Hello and TGIF to all folks looking forward to the weekend.
I thought I'd write today about buying gifts in thrift shops. No doubt some people would think that equates to a miserly cheapskate of a giver, but that's really not always true. For one thing, those who don't shop in resale stores are probably not aware of how many items of all types are donated brand new, often still bearing a tag or in the original box. I've found all manner of linens, clothes, candles, decorative items and just about everything imaginable for a fraction of the cost in a retail store. Example: around October I got a Yankee candle with holiday sprig of berries on it with a sugar cookie fragrance for .90 cents. A couple of weeks ago I saw the same candle at the grocery store for $6.99. There was the S-shaped cat scratcher toy at a yard sale for $1.00 seen the following week at Target for $19.99. We refinished the ugly formica counter in the bathroom of our previous home with an unopened kit for that purpose bought and lugged home from Baton Rouge after a trip. People buy things and change their minds, they receive presents they don't like, or have to move and discard large quantities of possessions because they can't lug everything in their current home to a new location. So, things are not necessarily old, worn, shabby or used at all.
Another aspect of thrift shopping for gifts is how well you know the person who's going to receive it. Collections are an obvious example. If your mother/aunt/best friend loves milk glass and you find a piece that's lovely she doesn't already own, will she care if it came from a thrift store or upscale antique emporium? If you know someone who loves civil war history and you find an old, intriguing book on the subject at a library sale will the location where you stumbled upon it matter? Probably not. Thus, it's my opinion that a thrifted gift isn't necessarily the sign of a stingy giver.
Some people use thrift store items as part of a theme gift or in a basket made specially for an individual. Very specific kinds of mugs, for example, or containers for candy, nuts or other treats are nice, but candles, coasters and other items are often available too. I like to find unusual ways to package gifts; some of the recent ones include an ornate cardboard purse that had soap and a scarf in it this summer and an envelope-shaped fabric bag that held the doily runner made for my friend's birthday in October.

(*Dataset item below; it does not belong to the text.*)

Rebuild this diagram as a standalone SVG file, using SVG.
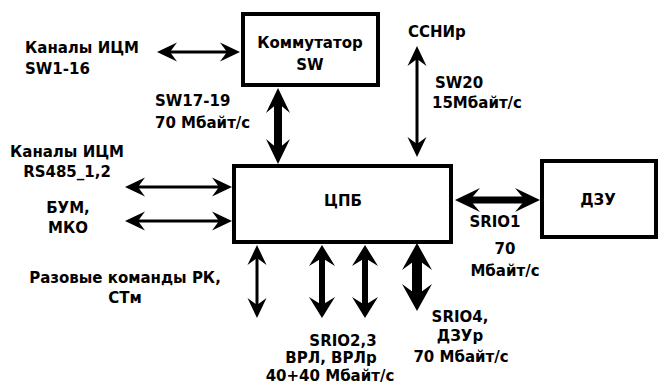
<svg xmlns="http://www.w3.org/2000/svg" width="665" height="386" viewBox="0 0 665 386">
<style>
text{font-family:"DejaVu Sans","Liberation Sans",sans-serif;font-weight:bold;font-size:15px;fill:#000}
.box{fill:#fff;stroke:#000;stroke-width:4}
.c{text-anchor:middle}
.thin{stroke:#000;stroke-width:3;fill:none;marker-start:url(#hThin);marker-end:url(#hThin)}
.med{stroke:#000;stroke-width:6;fill:none;marker-start:url(#hMed);marker-end:url(#hMed)}
.thick{stroke:#000;stroke-width:8;fill:none;marker-start:url(#hThick);marker-end:url(#hThick)}
.xthick{stroke:#000;stroke-width:10;fill:none;marker-start:url(#hX);marker-end:url(#hX)}
</style>
<defs>
<marker id="hThin" markerUnits="userSpaceOnUse" viewBox="-22 -12 24 24" refX="-13" refY="0" markerWidth="24" markerHeight="24" orient="auto-start-reverse"><path d="M0,0 L-20,-9.5 L-13,0 L-20,9.5 Z" fill="#000"/></marker>
<marker id="hMed" markerUnits="userSpaceOnUse" viewBox="-24 -15 26 30" refX="-13" refY="0" markerWidth="26" markerHeight="30" orient="auto-start-reverse"><path d="M0,0 L-21,-13 L-13,0 L-21,13 Z" fill="#000"/></marker>
<marker id="hThick" markerUnits="userSpaceOnUse" viewBox="-28 -15 30 30" refX="-15" refY="0" markerWidth="30" markerHeight="30" orient="auto-start-reverse"><path d="M0,0 L-25,-12 L-15,0 L-25,12 Z" fill="#000"/></marker>
<marker id="hX" markerUnits="userSpaceOnUse" viewBox="-30 -17 32 34" refX="-16" refY="0" markerWidth="32" markerHeight="34" orient="auto-start-reverse"><path d="M0,0 L-27,-15 L-16,0 L-27,15 Z" fill="#000"/></marker>
</defs>

<g id="connectors">
<line class="thin" x1="170" y1="52" x2="227" y2="52"/>
<line class="thick" x1="278" y1="103" x2="278" y2="149"/>
<line class="thin" x1="417" y1="59" x2="417" y2="144"/>
<line class="thick" x1="470" y1="200" x2="525" y2="200" style="stroke-width:7"/>
<line class="thin" x1="138" y1="187" x2="219" y2="187"/>
<line class="thin" x1="138" y1="221" x2="219" y2="221"/>
<line class="thin" x1="257" y1="258" x2="257" y2="305"/>
<line class="med" x1="322" y1="258" x2="322" y2="305"/>
<line class="med" x1="365" y1="258" x2="365" y2="305"/>
<line class="xthick" x1="417" y1="259" x2="417" y2="295"/>
</g>

<g id="commutator">
<rect class="box" x="243" y="14" width="135" height="71"/>
<text class="c" x="310" y="48">Коммутатор</text>
<text class="c" x="310" y="70">SW</text>
</g>

<g id="cpb">
<rect class="box" x="234" y="166" width="217" height="76"/>
<text class="c" x="343" y="206">ЦПБ</text>
</g>

<g id="dzu">
<rect class="box" x="542" y="161" width="114" height="76"/>
<text class="c" x="598" y="205">ДЗУ</text>
</g>

<g id="labels">
<text x="25" y="53">Каналы ИЦМ</text>
<text x="25" y="74">SW1-16</text>
<text x="155" y="106">SW17-19</text>
<text x="155" y="128">70 Мбайт/с</text>
<text x="10" y="157">Каналы ИЦМ</text>
<text class="c" x="67" y="177">RS485_1,2</text>
<text class="c" x="68" y="213">БУМ,</text>
<text class="c" x="68" y="233">МКО</text>
<text class="c" x="125" y="283">Разовые команды РК,</text>
<text class="c" x="125" y="303">СТм</text>
<text x="408" y="37">ССНИр</text>
<text x="435" y="88">SW20</text>
<text x="432" y="108">15Мбайт/с</text>
<text class="c" x="495" y="227">SRIO1</text>
<text class="c" x="505" y="254">70</text>
<text class="c" x="505" y="276">Мбайт/с</text>
<text class="c" x="460" y="322">SRIO4,</text>
<text class="c" x="460" y="341">ДЗУр</text>
<text class="c" x="461" y="362">70 Мбайт/с</text>
<text class="c" x="343" y="346">SRIO2,3</text>
<text class="c" x="331" y="363">ВРЛ, ВРЛр</text>
<text class="c" x="330" y="381">40+40 Мбайт/с</text>
</g>
</svg>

I've been thinking about the subject lately because of the approach of Christmas. For my youngest granddaughter, a charm bracelet seemed like a good idea. Here is a picture of it:
It's actually from a regular store, but I switched and added charms to it. It came with a pair of binoculars which I changed out for the whistle. I took apart another that had three dangling from it to add the skull on one end (this was around Halloween, which must have been an influence) and added the L for her initial. Doing this minor project was fun and led me to think about my own charm bracelet, given to me decades ago. It is gold, though, and after lo these many years, still had only two charms on it, a locket and a baby ring.*
With the price of gold what it is, the chances of receiving more charms seemed remote. But, my thought continued, that really didn't matter. If the metal is gold or just gold colored, either is fine. Thus began a hunt for more things to put on it. Included are the face of an old watch, single earrings and a lot of miscellaneous. Now it includes an umbrella, a feather and heart, sunburst, religious medal, fleur de lis, red bicycle, as well as the locket and ring. Some of these weren't gold to start with, like the fleur de lis,but a paint job with nail polish took care of that problem. I love the way it's turned out and look forward to finding new tiny pieces to add in the future.
Have you ever given things bought in thrift shops? Is that something you do routinely or would never consider in a million years?
*What's with rings for newborn infants, anyway? Why would anyone think that's a good idea?